The kitchen reopened last week, just in time for a showing of "Michael Jacksons's This Is It.," The staff has served up to 250 orders in a single evening.
The kitchen is open for every showing, and the "food you can eat in the dark" looks much like the former menu: Pizza, sandwiches, salads, appetizers and desserts. But it always is a work in progress, responding to patron preferences, managers say.
In the works is build-your-own pizza, where the customer can choose from a variety of toppings.
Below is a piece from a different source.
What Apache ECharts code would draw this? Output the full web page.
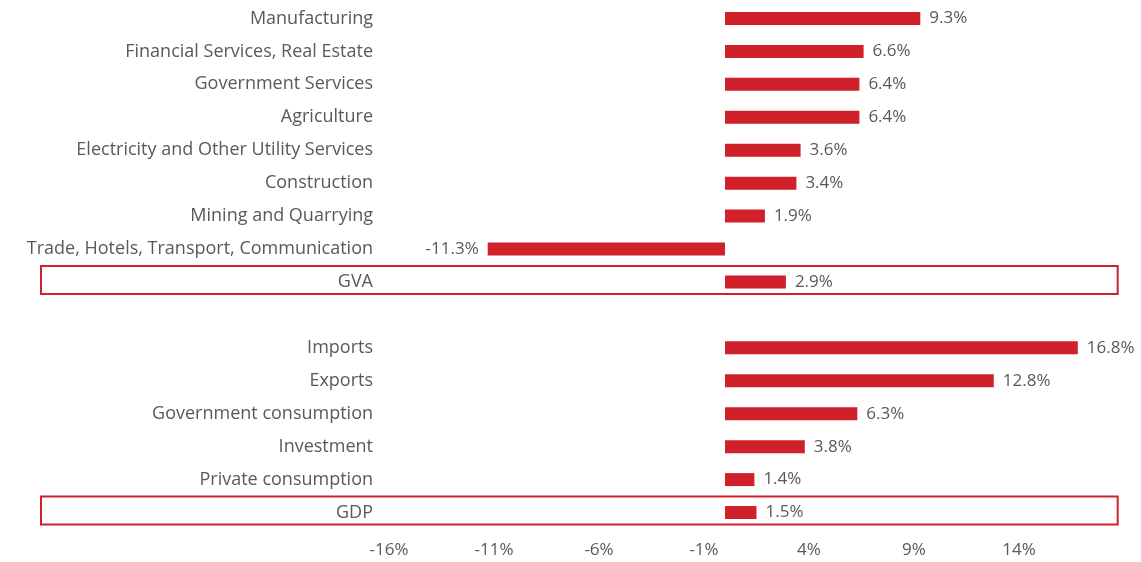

In addition, "we will have vegan pizza," boasted kitchen manager Kyle Parks.
Alcoholic beverages await a permit from the California Department of Alcoholic Beverage Control, but once it arrives, a walk-in cooler already is in place.
"Patrons are on tenterhooks for beer and wine," Hatheway said, since they were a staple back in the Speakeasy "old days." The snack bar has a tap for eight kinds of beer, and wine will be served there, too.
Early next year Rialto plans to open a separate wine bar, Scene, on one side of the lobby, with a 25-seat screening room for niche films on the other side.
O'Rand is pleased with the attendance numbers. He attributed part of it to a change in policy to bring in films during peak demand rather than waiting, as the previous managers did. Opening with "Harry Potter and the Half-Blood Prince," "We opened really strong," he recalled.
"We had a little lull, but with the Michael Jackson film and 'Where the Wild Things Are,' we're quite encouraged. The numbers are there toward our goal."
And with the parade of pending additions, the numbers promise to keep getting better.